Solana Beach School District Superintendent Jodee Brentlinger said in an email that the district will explore the possibility of offering TK over the coming months.
“Solana Beach School District is very interested in exploring any and all possibilities for providing a transitional kindergarten program and will be dedicating time this school year (2023-24) to researching any and all options,” Brentlinger said.
“As we consider adding a new grade level, we want to be sure we can do so while at the same time preserving the many programs and services our communities have come to love, cherish, and expect at all our schools (lower class sizes, intervention staff, school counselors, Library Media teachers, English learner support staff, STREAM teachers, music teachers, and most importantly high-quality teachers and educational professionals to name a few).”
The Encinitas Union School District confirmed they are not pursuing TK at this time but are continuing to lobby for the state to fund this implementation in basic aid districts.
“We have all been advocating and lobbying for this mandate to be funded for all children, not just children in state-funded districts,” the district said in a statement. “We recognize the value and appreciate the intent behind universal transitional kindergarten.
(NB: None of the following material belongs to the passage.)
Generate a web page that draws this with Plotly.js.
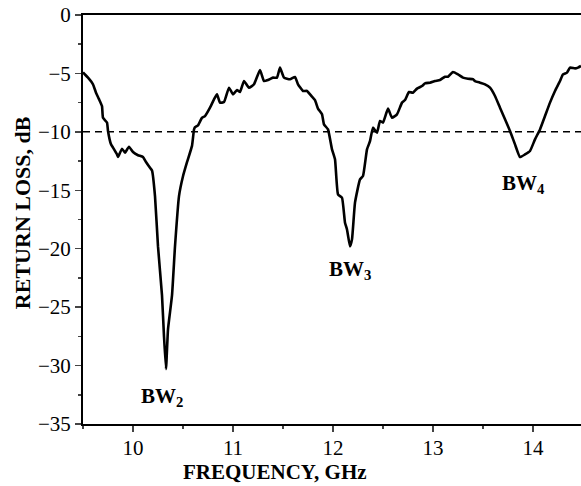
<!DOCTYPE html>
<html>
<head>
<meta charset="utf-8">
<script src="https://cdn.plot.ly/plotly-3.0.1.min.js"></script>
<style>html,body{margin:0;padding:0;background:#fff;}#chart{width:581px;height:486px;}</style>
</head>
<body>
<div id="chart"></div>
<script>
// Frequency (GHz)
const freq = [9.50,9.51,9.55,9.60,9.63,9.66,9.69,9.70,9.74,9.75,9.78,9.80,9.84,9.85,9.89,9.92,9.96,10.00,10.05,10.10,10.13,10.17,10.19,10.22,10.25,10.29,10.31,10.33,10.35,10.39,10.42,10.46,10.50,10.54,10.59,10.61,10.62,10.65,10.69,10.72,10.77,10.81,10.84,10.87,10.91,10.96,11.00,11.04,11.07,11.11,11.16,11.21,11.27,11.31,11.35,11.40,11.44,11.47,11.51,11.57,11.62,11.65,11.70,11.74,11.79,11.82,11.85,11.89,11.91,11.95,11.99,12.02,12.05,12.09,12.12,12.14,12.17,12.19,12.22,12.27,12.30,12.34,12.37,12.40,12.44,12.47,12.50,12.55,12.59,12.64,12.69,12.72,12.76,12.80,12.84,12.89,12.92,12.97,13.02,13.07,13.12,13.15,13.20,13.25,13.30,13.35,13.40,13.42,13.47,13.52,13.57,13.62,13.67,13.72,13.77,13.82,13.87,13.92,13.97,14.02,14.07,14.12,14.17,14.22,14.27,14.30,14.34,14.37,14.42,14.45,14.48];
// Return loss (dB)
const returnLoss = [-4.9,-5.0,-5.36,-5.93,-6.65,-7.2,-7.8,-8.8,-9.2,-9.93,-11.07,-11.35,-11.93,-12.15,-11.44,-11.78,-11.27,-11.73,-12.0,-12.15,-12.58,-13.07,-13.3,-15.5,-19.8,-24.0,-27.5,-30.3,-26.9,-24.0,-19.8,-15.5,-13.8,-12.6,-11.2,-9.8,-9.6,-9.44,-8.79,-8.65,-7.93,-7.22,-6.79,-7.5,-7.45,-6.22,-6.79,-6.42,-6.59,-5.65,-6.22,-5.93,-4.71,-5.65,-5.56,-5.36,-5.36,-4.5,-5.36,-5.5,-5.3,-5.93,-6.5,-6.5,-6.99,-7.28,-8.01,-8.5,-9.36,-9.79,-11.5,-12.35,-15.35,-15.64,-17.77,-18.35,-19.8,-19.2,-16.06,-14.07,-13.78,-11.5,-10.8,-9.64,-10.07,-9.07,-9.21,-8.01,-8.79,-8.5,-7.5,-7.28,-6.59,-6.65,-6.3,-6.08,-5.85,-5.79,-5.65,-5.56,-5.28,-5.28,-4.88,-5.08,-5.36,-5.45,-5.5,-5.65,-5.79,-5.93,-6.22,-6.93,-7.93,-8.93,-9.93,-11.07,-12.16,-11.93,-11.64,-10.64,-9.79,-8.65,-7.5,-6.5,-5.65,-5.08,-4.93,-4.5,-4.57,-4.5,-4.36];
const xTicks = [10, 11, 12, 13, 14];
const yTicks = [0, -5, -10, -15, -20, -25, -30, -35];
const threshold = -10;
const bandLabels = ["BW<sub>2</sub>", "BW<sub>3</sub>", "BW<sub>4</sub>"];
const bandX = [10.29, 12.17, 13.90];
const bandY = [-32.7, -21.8, -14.5];

const serif = "'Liberation Serif', 'Times New Roman', serif";

const trace = {
  x: freq, y: returnLoss, type: 'scatter', mode: 'lines',
  line: {color: '#000', width: 2.6, shape: 'spline', smoothing: 0.4},
  hoverinfo: 'skip', showlegend: false
};

const annotations = bandLabels.map((t, i) => ({
  x: bandX[i], y: bandY[i], xref: 'x', yref: 'y', text: '<b>' + t + '</b>',
  xanchor: 'center', yanchor: 'middle',
  showarrow: false, font: {family: serif, size: 21, color: '#000'}
}));
annotations.push({
  x: 0.386, y: -0.118, xref: 'paper', yref: 'paper', text: '<b>FREQUENCY, GHz</b>',
  xanchor: 'center', yanchor: 'middle',
  showarrow: false, font: {family: serif, size: 21, color: '#000'}
});
annotations.push({
  x: -0.1225, y: 0.518, xref: 'paper', yref: 'paper', text: '<b>RETURN LOSS, dB</b>',
  xanchor: 'center', yanchor: 'middle',
  textangle: -90, showarrow: false, font: {family: serif, size: 22, color: '#000'}
});

const layout = {
  width: 581, height: 486,
  margin: {l: 83, r: 0, t: 15, b: 62},
  paper_bgcolor: '#fff', plot_bgcolor: '#fff',
  showlegend: false,
  xaxis: {
    range: [9.5, 14.48], tickvals: xTicks, ticks: 'outside', ticklen: 6, tickwidth: 1.5,
    ticklabelstandoff: -2,
    minor: {dtick: 0.5, tick0: 9.5, ticks: 'outside', ticklen: 3, tickwidth: 1.5},
    showline: true, linewidth: 2, linecolor: '#000', mirror: true,
    showgrid: false, zeroline: false,
    tickfont: {family: serif, size: 21, color: '#000'}
  },
  yaxis: {
    range: [-35, 0], tickvals: yTicks, ticks: 'outside', ticklen: 6, tickwidth: 1.5,
    minor: {dtick: 2.5, tick0: 0, ticks: 'outside', ticklen: 3, tickwidth: 1.5},
    showline: true, linewidth: 2, linecolor: '#000',
    showgrid: false, zeroline: false,
    tickfont: {family: serif, size: 21, color: '#000'}
  },
  shapes: [{
    type: 'line', xref: 'paper', x0: 0, x1: 1, yref: 'y', y0: threshold, y1: threshold,
    line: {color: '#000', width: 1.5, dash: '7px,5px'}
  }],
  annotations: annotations
};

Plotly.newPlot('chart', [trace], layout, {displayModeBar: false, staticPlot: true});
</script>
</body>
</html>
However, it is critical that community-funded districts be able to access the funding, and there is not currently a mechanism for us to do that.”
Del Mar Union officials said it is more expensive to implement one section of transitional kindergarten than a K-6 section because of staffing requirements. One adult is required per 12 students in TK versus one adult per 24 students in the second year of kindergarten, and TK teachers must also have early education credits.
However, the refusal to offer transitional kindergarten based on cost has frustrated many, mainly because dozens of California’s approximately 120 basic aid elementary districts have implemented the program without state aid.
Some parents have also raised an eyebrow at the fact that per-pupil spending in four of the five districts, except Encinitas Union, exceeds the San Diego County average.
The consequences for failing to implement TK, if any, are unclear. State leaders have emphasized that it is required for all districts, not just the majority, that receive funding based on average daily attendance.
The San Diego County Office of Education stated earlier this year that it cannot enforce TK requirements for local districts.
Del Mar Union has had one vocal advocate for transitional kindergarten on the school board, Trustee Katherine Fitzpatrick, who is also a parent to TK-age children.
Fitzpatrick rejects the assertion from Del Mar Union and neighboring districts that they need more funding to offer TK and believes the district can redirect some funds from other programs without compromising its high-quality education.
“To say they can’t afford it, it’s completely false. It’s completely in the hands of the board, all these school boards, and these superintendents,” Fitzpatrick said.
Fitzpatrick said while she wishes the district had gotten TK together for the coming school year, she believes it is possible to get it ready in time for next year.
“Let’s deliver the instruction and curriculum like the rest of the four-year-olds in our state are given access to. We are falling behind in that regard,” she said.
EDITOR’S NOTE: This story has been updated to include a comment from the Solana Beach School District.